▶ **Written problem**
Drop every picture, then transcribe the remaining data exactly.

Charts and diagrams as code
***
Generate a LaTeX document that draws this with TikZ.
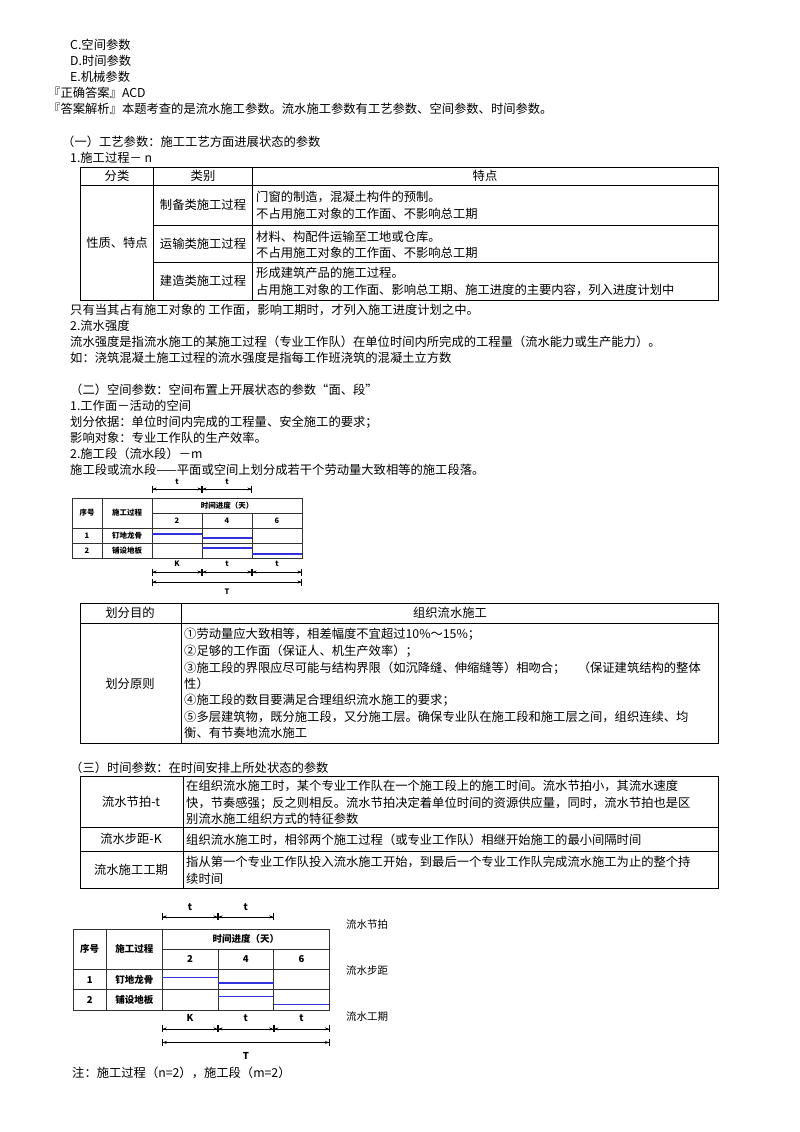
\documentclass[tikz,border=0pt]{standalone}
\usepackage{fontspec}
\setmainfont{Noto Sans CJK SC}
\usetikzlibrary{arrows.meta}
\definecolor{lineblue}{RGB}{50,50,220}
\newcounter{tn}
\newcommand\tx[3]{\stepcounter{tn}\node[txt] (n\arabic{tn}) at (#1,#2) {#3};}
\newcommand\tc[3]{\stepcounter{tn}\node[ctxt] (n\arabic{tn}) at (#1,#2) {#3};}
\tikzset{
 txt/.style={anchor=west,inner sep=0pt,font=\fontsize{12.3}{14}\selectfont},
 ctxt/.style={inner sep=0pt,font=\fontsize{12.3}{14}\selectfont},
 tbl/.style={line width=0.9pt},
 dim/.style={line width=0.6pt,{Bar[width=7pt]Stealth[length=4pt,width=3pt]}-{Stealth[length=4pt,width=3pt]Bar[width=7pt]}},
 bl/.style={lineblue,line width=1.3pt},
 dtx/.style={inner sep=0pt,font=\dfont},
}
\newcommand\dfont{\fontsize{8}{9}\selectfont\bfseries}
\newcommand\diag[5]{%
\renewcommand\dfont{\fontsize{#5}{#5}\selectfont\bfseries}
\begin{scope}[shift={(#1,#2)},xscale=#3,yscale=#4]
 \draw[line width=0.8pt,black!80] (0,0) rectangle (230,60);
 \draw[line width=0.6pt,black!80] (80,15)--(230,15) (0,30)--(230,30) (0,45)--(230,45)
   (30,0)--(30,60) (80,0)--(80,60) (130,15)--(130,60) (180,15)--(180,60);
 \node[dtx] (h1) at (15,15) {序号};
 \node[dtx] (h2) at (55,15) {施工过程};
 \node[dtx] (h3) at (155,7.5) {时间进度（天）};
 \node[dtx] (c2) at (105,22.5) {2};
 \node[dtx] (c4) at (155,22.5) {4};
 \node[dtx] (c6) at (205,22.5) {6};
 \node[dtx] (r1) at (15,37.5) {1};
 \node[dtx] (r1b) at (55,37.5) {钉地龙骨};
 \node[dtx] (r2) at (15,52.5) {2};
 \node[dtx] (r2b) at (55,52.5) {铺设地板};
 \draw[bl] (80,36)--(130,36) (130,40)--(180,40) (130,50)--(180,50) (180,56)--(230,56);
 \coordinate (a0) at (80,-9); \coordinate (a1) at (130,-9); \coordinate (a2) at (180,-9);
 \draw[dim] (a0)--(a1); \draw[dim] (a1)--(a2);
 \node[dtx] (tt1) at (105,-16) {t}; \node[dtx] (tt2) at (155,-16) {t};
 \coordinate (b0) at (80,74); \coordinate (b1) at (130,74); \coordinate (b2) at (180,74); \coordinate (b3) at (230,74);
 \draw[dim] (b0)--(b1); \draw[dim] (b1)--(b2); \draw[dim] (b2)--(b3);
 \node[dtx] (kk) at (105,66) {K}; \node[dtx] (bt1) at (155,66) {t}; \node[dtx] (bt2) at (205,66) {t};
 \coordinate (d0) at (80,84); \coordinate (d1) at (230,84);
 \draw[dim] (d0)--(d1);
 \node[dtx] (TT) at (155,94) {T};
\end{scope}}
\begin{document}
\begin{tikzpicture}[x=1pt,y=-1pt]
\fill[white] (0,0) rectangle (800,1132);
\useasboundingbox (0,0) rectangle (800,1132);
\tx{70}{45}{C.空间参数}
\tx{70}{61}{D.时间参数}
\tx{70}{77}{E.机械参数}
\tx{48}{93}{『正确答案』ACD}
\tx{48}{109}{『答案解析』本题考查的是流水施工参数。流水施工参数有工艺参数、空间参数、时间参数。}
\tx{62}{142}{（一）工艺参数：施工工艺方面进展状态的参数}
\tx{70}{158}{1.施工过程－ n}
% table 1
\draw[tbl] (80,167) rectangle (718,300);
\draw[tbl] (80,185)--(718,185) (153,167)--(153,300) (252,167)--(252,300)
  (153,225)--(718,225) (153,262)--(718,262);
\tc{117}{176}{分类}\tc{203}{176}{类别}\tc{485}{176}{特点}
\tc{117}{243}{性质、特点}
\tc{203}{205}{制备类施工过程}\tc{203}{244}{运输类施工过程}\tc{203}{281}{建造类施工过程}
\tx{256}{197}{门窗的制造，混凝土构件的预制。}
\tx{256}{214}{不占用施工对象的工作面、不影响总工期}
\tx{256}{237}{材料、构配件运输至工地或仓库。}
\tx{256}{253}{不占用施工对象的工作面、不影响总工期}
\tx{256}{273}{形成建筑产品的施工过程。}
\tx{256}{290}{占用施工对象的工作面、影响总工期、施工进度的主要内容，列入进度计划中}
\tx{70}{310}{只有当其占有施工对象的 工作面，影响工期时，才列入施工进度计划之中。}
\tx{70}{326}{2.流水强度}
\tx{70}{342}{流水强度是指流水施工的某施工过程（专业工作队）在单位时间内所完成的工程量（流水能力或生产能力）。}
\tx{70}{358}{如：浇筑混凝土施工过程的流水强度是指每工作班浇筑的混凝土立方数}
\tx{70}{390}{（二）空间参数：空间布置上开展状态的参数“面、段”}
\tx{70}{406}{1.工作面－活动的空间}
\tx{70}{422}{划分依据：单位时间内完成的工程量、安全施工的要求；}
\tx{70}{438}{影响对象：专业工作队的生产效率。}
\tx{70}{454}{2.施工段（流水段）－m}
\tx{70}{470}{施工段或流水段——平面或空间上划分成若干个劳动量大致相等的施工段落。}
\diag{72}{498}{1}{1}{7.5}
% table 2
\draw[tbl] (80,603) rectangle (718,743);
\draw[tbl] (80,623)--(718,623) (181,603)--(181,743);
\tc{130}{613}{划分目的}\tc{450}{613}{组织流水施工}
\tc{130}{684}{划分原则}
\tx{184}{634}{①劳动量应大致相等，相差幅度不宜超过10\%～15\%；}
\tx{184}{651}{②足够的工作面（保证人、机生产效率）；}
\tx{184}{668}{③施工段的界限应尽可能与结构界限（如沉降缝、伸缩缝等）相吻合；　（保证建筑结构的整体}
\tx{184}{684}{性）}
\tx{184}{700}{④施工段的数目要满足合理组织流水施工的要求；}
\tx{184}{717}{⑤多层建筑物，既分施工段，又分施工层。确保专业队在施工段和施工层之间，组织连续、均}
\tx{184}{733}{衡、有节奏地流水施工}
\tx{70}{768}{（三）时间参数：在时间安排上所处状态的参数}
% table 3
\draw[tbl] (80,776) rectangle (718,888);
\draw[tbl] (80,827)--(718,827) (80,851)--(718,851) (183,776)--(183,888);
\tc{131}{802}{流水节拍-t}\tc{131}{839}{流水步距-K}\tc{131}{870}{流水施工工期}
\tx{186}{786}{在组织流水施工时，某个专业工作队在一个施工段上的施工时间。流水节拍小，其流水速度}
\tx{186}{803}{快，节奏感强；反之则相反。流水节拍决定着单位时间的资源供应量，同时，流水节拍也是区}
\tx{186}{819}{别流水施工组织方式的特征参数}
\tx{186}{840}{组织流水施工时，相邻两个施工过程（或专业工作队）相继开始施工的最小间隔时间}
\tx{186}{862}{指从第一个专业工作队投入流水施工开始，到最后一个专业工作队完成流水施工为止的整个持}
\tx{186}{879}{续时间}
\diag{73}{929}{1.115}{1.35}{9.5}
\node[txt,font=\fontsize{10.5}{12}\selectfont] (l1) at (346,925) {流水节拍};
\node[txt,font=\fontsize{10.5}{12}\selectfont] (l2) at (346,971) {流水步距};
\node[txt,font=\fontsize{10.5}{12}\selectfont] (l3) at (346,1017) {流水工期};
\tx{72}{1073}{注：施工过程（n=2），施工段（m=2）}
\end{tikzpicture}
\end{document}
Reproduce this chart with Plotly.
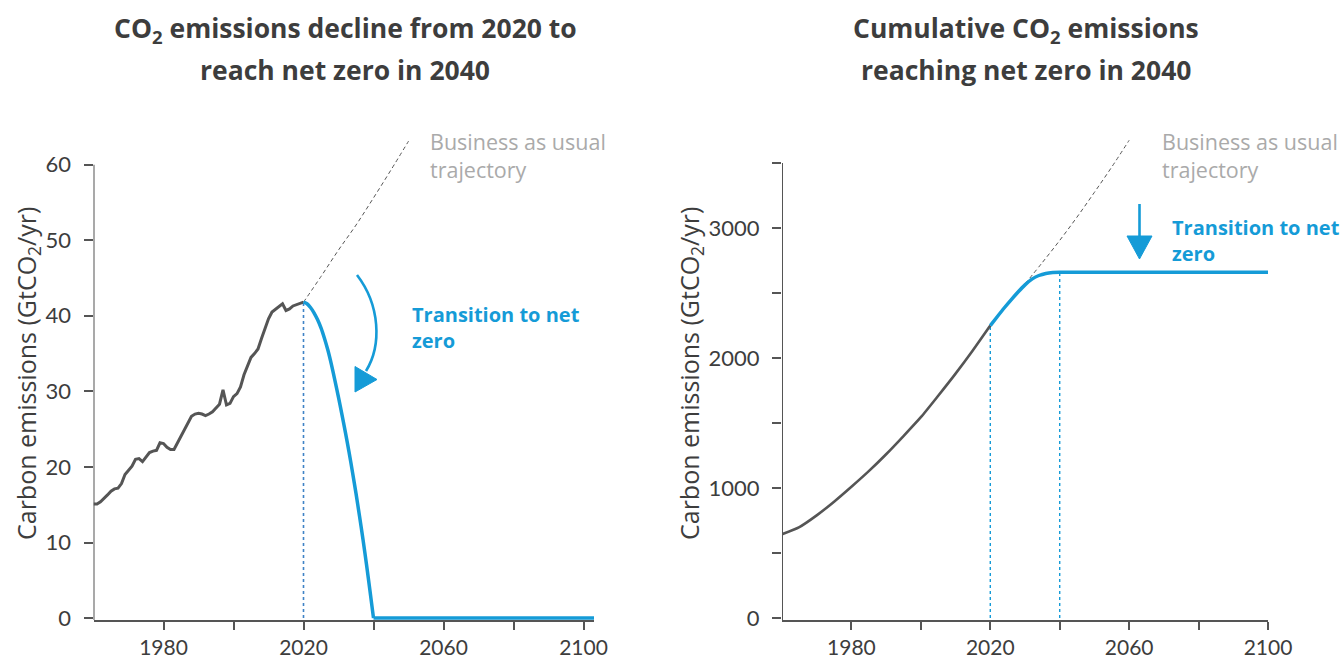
***
▶ **Reply**
Generate a LaTeX document that draws this with TikZ.
\documentclass[tikz,border=0pt]{standalone}
\usepackage{fontspec}
\setmainfont{Noto Sans CJK SC}
\usetikzlibrary{arrows.meta}
\definecolor{lineblue}{RGB}{50,50,220}
\newcounter{tn}
\newcommand\tx[3]{\stepcounter{tn}\node[txt] (n\arabic{tn}) at (#1,#2) {#3};}
\newcommand\tc[3]{\stepcounter{tn}\node[ctxt] (n\arabic{tn}) at (#1,#2) {#3};}
\tikzset{
 txt/.style={anchor=west,inner sep=0pt,font=\fontsize{12.3}{14}\selectfont},
 ctxt/.style={inner sep=0pt,font=\fontsize{12.3}{14}\selectfont},
 tbl/.style={line width=0.9pt},
 dim/.style={line width=0.6pt,{Bar[width=7pt]Stealth[length=4pt,width=3pt]}-{Stealth[length=4pt,width=3pt]Bar[width=7pt]}},
 bl/.style={lineblue,line width=1.3pt},
 dtx/.style={inner sep=0pt,font=\dfont},
}
\newcommand\dfont{\fontsize{8}{9}\selectfont\bfseries}
\newcommand\diag[5]{%
\renewcommand\dfont{\fontsize{#5}{#5}\selectfont\bfseries}
\begin{scope}[shift={(#1,#2)},xscale=#3,yscale=#4]
 \draw[line width=0.8pt,black!80] (0,0) rectangle (230,60);
 \draw[line width=0.6pt,black!80] (80,15)--(230,15) (0,30)--(230,30) (0,45)--(230,45)
   (30,0)--(30,60) (80,0)--(80,60) (130,15)--(130,60) (180,15)--(180,60);
 \node[dtx] (h1) at (15,15) {序号};
 \node[dtx] (h2) at (55,15) {施工过程};
 \node[dtx] (h3) at (155,7.5) {时间进度（天）};
 \node[dtx] (c2) at (105,22.5) {2};
 \node[dtx] (c4) at (155,22.5) {4};
 \node[dtx] (c6) at (205,22.5) {6};
 \node[dtx] (r1) at (15,37.5) {1};
 \node[dtx] (r1b) at (55,37.5) {钉地龙骨};
 \node[dtx] (r2) at (15,52.5) {2};
 \node[dtx] (r2b) at (55,52.5) {铺设地板};
 \draw[bl] (80,36)--(130,36) (130,40)--(180,40) (130,50)--(180,50) (180,56)--(230,56);
 \coordinate (a0) at (80,-9); \coordinate (a1) at (130,-9); \coordinate (a2) at (180,-9);
 \draw[dim] (a0)--(a1); \draw[dim] (a1)--(a2);
 \node[dtx] (tt1) at (105,-16) {t}; \node[dtx] (tt2) at (155,-16) {t};
 \coordinate (b0) at (80,74); \coordinate (b1) at (130,74); \coordinate (b2) at (180,74); \coordinate (b3) at (230,74);
 \draw[dim] (b0)--(b1); \draw[dim] (b1)--(b2); \draw[dim] (b2)--(b3);
 \node[dtx] (kk) at (105,66) {K}; \node[dtx] (bt1) at (155,66) {t}; \node[dtx] (bt2) at (205,66) {t};
 \coordinate (d0) at (80,84); \coordinate (d1) at (230,84);
 \draw[dim] (d0)--(d1);
 \node[dtx] (TT) at (155,94) {T};
\end{scope}}
\begin{document}
\begin{tikzpicture}[x=1pt,y=-1pt]
\fill[white] (0,0) rectangle (800,1132);
\useasboundingbox (0,0) rectangle (800,1132);
\tx{70}{45}{C.空间参数}
\tx{70}{61}{D.时间参数}
\tx{70}{77}{E.机械参数}
\tx{48}{93}{『正确答案』ACD}
\tx{48}{109}{『答案解析』本题考查的是流水施工参数。流水施工参数有工艺参数、空间参数、时间参数。}
\tx{62}{142}{（一）工艺参数：施工工艺方面进展状态的参数}
\tx{70}{158}{1.施工过程－ n}
% table 1
\draw[tbl] (80,167) rectangle (718,300);
\draw[tbl] (80,185)--(718,185) (153,167)--(153,300) (252,167)--(252,300)
  (153,225)--(718,225) (153,262)--(718,262);
\tc{117}{176}{分类}\tc{203}{176}{类别}\tc{485}{176}{特点}
\tc{117}{243}{性质、特点}
\tc{203}{205}{制备类施工过程}\tc{203}{244}{运输类施工过程}\tc{203}{281}{建造类施工过程}
\tx{256}{197}{门窗的制造，混凝土构件的预制。}
\tx{256}{214}{不占用施工对象的工作面、不影响总工期}
\tx{256}{237}{材料、构配件运输至工地或仓库。}
\tx{256}{253}{不占用施工对象的工作面、不影响总工期}
\tx{256}{273}{形成建筑产品的施工过程。}
\tx{256}{290}{占用施工对象的工作面、影响总工期、施工进度的主要内容，列入进度计划中}
\tx{70}{310}{只有当其占有施工对象的 工作面，影响工期时，才列入施工进度计划之中。}
\tx{70}{326}{2.流水强度}
\tx{70}{342}{流水强度是指流水施工的某施工过程（专业工作队）在单位时间内所完成的工程量（流水能力或生产能力）。}
\tx{70}{358}{如：浇筑混凝土施工过程的流水强度是指每工作班浇筑的混凝土立方数}
\tx{70}{390}{（二）空间参数：空间布置上开展状态的参数“面、段”}
\tx{70}{406}{1.工作面－活动的空间}
\tx{70}{422}{划分依据：单位时间内完成的工程量、安全施工的要求；}
\tx{70}{438}{影响对象：专业工作队的生产效率。}
\tx{70}{454}{2.施工段（流水段）－m}
\tx{70}{470}{施工段或流水段——平面或空间上划分成若干个劳动量大致相等的施工段落。}
\diag{72}{498}{1}{1}{7.5}
% table 2
\draw[tbl] (80,603) rectangle (718,743);
\draw[tbl] (80,623)--(718,623) (181,603)--(181,743);
\tc{130}{613}{划分目的}\tc{450}{613}{组织流水施工}
\tc{130}{684}{划分原则}
\tx{184}{634}{①劳动量应大致相等，相差幅度不宜超过10\%～15\%；}
\tx{184}{651}{②足够的工作面（保证人、机生产效率）；}
\tx{184}{668}{③施工段的界限应尽可能与结构界限（如沉降缝、伸缩缝等）相吻合；　（保证建筑结构的整体}
\tx{184}{684}{性）}
\tx{184}{700}{④施工段的数目要满足合理组织流水施工的要求；}
\tx{184}{717}{⑤多层建筑物，既分施工段，又分施工层。确保专业队在施工段和施工层之间，组织连续、均}
\tx{184}{733}{衡、有节奏地流水施工}
\tx{70}{768}{（三）时间参数：在时间安排上所处状态的参数}
% table 3
\draw[tbl] (80,776) rectangle (718,888);
\draw[tbl] (80,827)--(718,827) (80,851)--(718,851) (183,776)--(183,888);
\tc{131}{802}{流水节拍-t}\tc{131}{839}{流水步距-K}\tc{131}{870}{流水施工工期}
\tx{186}{786}{在组织流水施工时，某个专业工作队在一个施工段上的施工时间。流水节拍小，其流水速度}
\tx{186}{803}{快，节奏感强；反之则相反。流水节拍决定着单位时间的资源供应量，同时，流水节拍也是区}
\tx{186}{819}{别流水施工组织方式的特征参数}
\tx{186}{840}{组织流水施工时，相邻两个施工过程（或专业工作队）相继开始施工的最小间隔时间}
\tx{186}{862}{指从第一个专业工作队投入流水施工开始，到最后一个专业工作队完成流水施工为止的整个持}
\tx{186}{879}{续时间}
\diag{73}{929}{1.115}{1.35}{9.5}
\node[txt,font=\fontsize{10.5}{12}\selectfont] (l1) at (346,925) {流水节拍};
\node[txt,font=\fontsize{10.5}{12}\selectfont] (l2) at (346,971) {流水步距};
\node[txt,font=\fontsize{10.5}{12}\selectfont] (l3) at (346,1017) {流水工期};
\tx{72}{1073}{注：施工过程（n=2），施工段（m=2）}
\end{tikzpicture}
\end{document}
Reproduce this chart with Plotly.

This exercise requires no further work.